Caso um servidor público tenha alterado o gênero com o qual se identifica, para o Tribunal de Contas do Estado de Santa Catarina (TCE-SC), o cálculo da aposentadoria deve ser feito conforme o registro civil de nascimento, modificado após a decisão do interessado. O entendimento foi uma resposta a uma consulta feita pelo Instituto de Previdência de Itajaí, sobre como aplicar as regras de aposentadoria em casos de mudança de sexo/gênero. Hoje, a legislação previdenciária prevê tempos de contribuição distintos para homens e mulheres. Ainda não há regras claras em relação à aposentadoria de pessoas trans ou não-binárias.
Segundo a decisão do TCE-SC, inicialmente, o que vale para aposentadoria é o gênero registrado na certidão de nascimento no momento do requerimento do benefício previdenciário. Se a alteração do gênero ocorrer após o pedido de aposentadoria, o caso deverá ser avaliado conforme o novo gênero constante nos documentos. Também não pode haver, conforme o TCE-SC, tratamento diferenciado com relação à tramitação do requerimento de aposentadoria feita por pessoas trans.

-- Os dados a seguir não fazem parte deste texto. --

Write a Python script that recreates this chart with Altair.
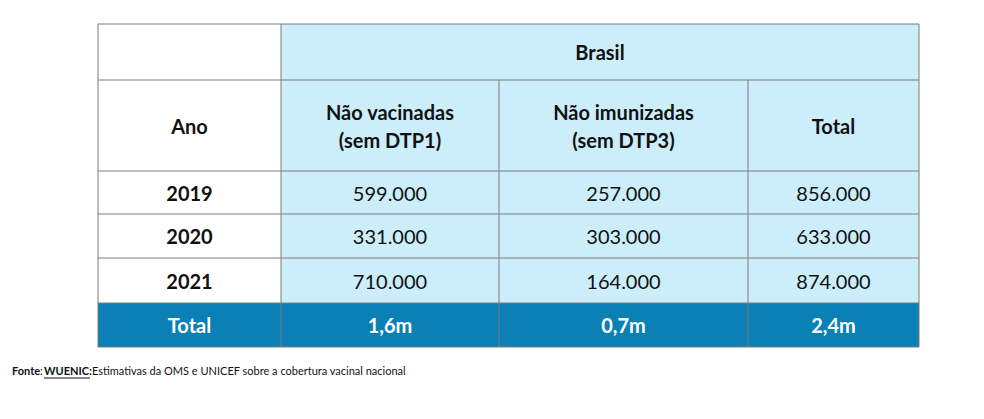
import altair as alt
import pandas as pd

# ---- table content ----
title_text = "Brasil"
col_headers = ["Ano", "Não vacinadas\n(sem DTP1)", "Não imunizadas\n(sem DTP3)", "Total"]
years = ["2019", "2020", "2021"]
nao_vacinadas = ["599.000", "331.000", "710.000"]
nao_imunizadas = ["257.000", "303.000", "164.000"]
totais = ["856.000", "633.000", "874.000"]
total_row = ["Total", "1,6m", "0,7m", "2,4m"]
footer_parts = ["Fonte", ":", "WUENIC:", "Estimativas da OMS e UNICEF sobre a cobertura vacinal nacional"]

# ---- layout (page pixels) ----
col_edges = [98, 281, 499, 748, 919]
row_edges = [24, 80, 171, 214, 258, 303, 347]
LIGHT = "#CCEEFB"
DARK = "#0A80B4"
WHITE = "#FFFFFF"
LINE = "#7a7a7a"
FONT = "Lato"
LH = 28

cells = []
# header row 1
cells.append(dict(x=col_edges[0], x2=col_edges[1], y=row_edges[0], y2=row_edges[1], fill=WHITE,
                  label="", weight="bold", color="#111111"))
cells.append(dict(x=col_edges[1], x2=col_edges[4], y=row_edges[0], y2=row_edges[1], fill=LIGHT,
                  label=title_text, weight="bold", color="#111111"))
# header row 2
for i, h in enumerate(col_headers):
    cells.append(dict(x=col_edges[i], x2=col_edges[i + 1], y=row_edges[1], y2=row_edges[2],
                      fill=WHITE if i == 0 else LIGHT, label=h, weight="bold", color="#111111"))
# data rows
for r in range(3):
    vals = [years[r], nao_vacinadas[r], nao_imunizadas[r], totais[r]]
    for i, v in enumerate(vals):
        cells.append(dict(x=col_edges[i], x2=col_edges[i + 1], y=row_edges[2 + r], y2=row_edges[3 + r],
                          fill=WHITE if i == 0 else LIGHT, label=v,
                          weight="bold" if i == 0 else "normal", color="#111111"))
# total row
for i, v in enumerate(total_row):
    cells.append(dict(x=col_edges[i], x2=col_edges[i + 1], y=row_edges[5], y2=row_edges[6],
                      fill=DARK, label=v, weight="bold", color="#FFFFFF"))

df = pd.DataFrame(cells)
df["cx"] = (df["x"] + df["x2"]) / 2
nlines = df["label"].str.count("\n")
df["cy"] = (df["y"] + df["y2"]) / 2 - nlines * LH / 2

# grid lines
lines = []
for yy in row_edges:
    lines.append(dict(x=col_edges[0], x2=col_edges[-1], y=yy, y2=yy))
for i, xx in enumerate(col_edges):
    top = row_edges[1] if i in (2, 3) else row_edges[0]
    lines.append(dict(x=xx, x2=xx, y=top, y2=row_edges[-1]))
ldf = pd.DataFrame(lines)

W, H = 968, 403
xs = alt.Scale(domain=[8, 8 + W], nice=False, zero=False)
ys = alt.Scale(domain=[8 + H, 8], nice=False, zero=False)
X = lambda f: alt.X(f, type="quantitative", scale=xs, axis=None)
Y = lambda f: alt.Y(f, type="quantitative", scale=ys, axis=None)

rects = alt.Chart(df).mark_rect(strokeWidth=0).encode(
    x=X("x"), x2="x2", y=Y("y"), y2="y2",
    fill=alt.Fill("fill:N", scale=None),
)

grid = alt.Chart(ldf).mark_rule(color=LINE, strokeWidth=1).encode(
    x=X("x"), x2="x2", y=Y("y"), y2="y2"
)

def text_layer(weight):
    sub = df[(df["weight"] == weight) & (df["label"] != "")]
    return alt.Chart(sub).mark_text(font=FONT, fontSize=20, fontWeight=weight, lineBreak="\n",
                                    lineHeight=LH, align="center", baseline="middle", dy=2).encode(
        x=X("cx"), y=Y("cy"), text="label:N", color=alt.Color("color:N", scale=None)
    )

# footer
fdf = pd.DataFrame(dict(
    label=footer_parts,
    x=[12, 40, 44, 92],
    y=[372, 372, 372, 372],
    weight=["bold", "normal", "bold", "normal"],
))
foot_bold = alt.Chart(fdf[fdf["weight"] == "bold"]).mark_text(
    font=FONT, fontSize=11, fontWeight="bold", align="left", baseline="middle", color="#111111"
).encode(x=X("x"), y=Y("y"), text="label:N")
foot_norm = alt.Chart(fdf[fdf["weight"] == "normal"]).mark_text(
    font=FONT, fontSize=11, fontWeight="normal", align="left", baseline="middle", color="#111111"
).encode(x=X("x"), y=Y("y"), text="label:N")
udf = pd.DataFrame(dict(x=[44], x2=[90], y=[378], y2=[378]))
underline = alt.Chart(udf).mark_rule(color="#111111", strokeWidth=1).encode(
    x=X("x"), x2="x2", y=Y("y"), y2="y2"
)

chart = alt.layer(
    rects, grid, text_layer("bold"), text_layer("normal"), foot_bold, foot_norm, underline
).properties(
    width=W, height=H, autosize=alt.AutoSizeParams(type="none"), padding=0,
    background="#FFFFFF",
).configure_view(stroke=None)

chart.save("out.html", embed_options={"renderer": "svg", "actions": False})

Conselheiros consideraram posição do STF
Durante a sessão que decidiu o posicionamento do TCE-SC, duas posições foram colocadas. A primeira, vencida, foi a do relator do processo, conselheiro Cleber Muniz Gavi. Ele defendeu que os atuais entendimentos jurídicos sobre a questão de mudança de gênero em documentos pessoais não se aplicam a questões previdenciárias. Já para o presidente do TCE-SC, Adircélio de Moraes Ferreira Júnior, as decisões do Supremo Tribunal Federal (STF) em repercussão geral sobre o assunto têm incidência em diversas áreas, inclusive a previdenciária. Para ele, cabe ao TCE orientar os gestores públicos sobre como aplicar essa jurisprudência a casos concretos, como o do município de Itajaí. A posição do presidente do TCE-SC acabou vencendo por 5 votos a 2.
Para a presidente da Comissão de Biodireito e Bioética da Associação de Direito das Famílias e Sucessões (ADEFAS), Ana Claudia Brandão, o posicionamento do TCE-SC é problemático. Ela explica que a alteração de gênero só produz efeitos para o futuro, ou seja, não retroage. “O novo sexo irá regular as relações jurídicas a partir da alteração”, ressalta. Assim, ao menos em tese, o tempo necessário para aposentadoria de pessoas trans, por exemplo, deveria ser avaliado levando-se em conta o sexo biológico até a data em que a mudança de gênero for registrada. Após a mudança no documento, a contabilização poderia ser feita considerando o novo gênero que consta no documento.
Desde 2018, seguindo orientação do STF, uma pessoa transexual (que não se identifica com o sexo biológico com o qual nasceu) pode solicitar a alteração de seu registro civil, mudando o nome e o gênero. De acordo com a decisão, isso pode ser feito mesmo se a pessoa não tiver se submetido a cirurgias de redesignação sexual. Assim, uma pessoa que biologicamente nasce homem, mas depois se apresenta como uma mulher transexual, pode pedir para mudar seu registro de nascimento, para que nele passe a constar a informação de gênero ou sexo feminino e não mais o masculino. Para isso, a solicitação pode ser feita diretamente nos cartórios, sem necessidade de uma ação judicial.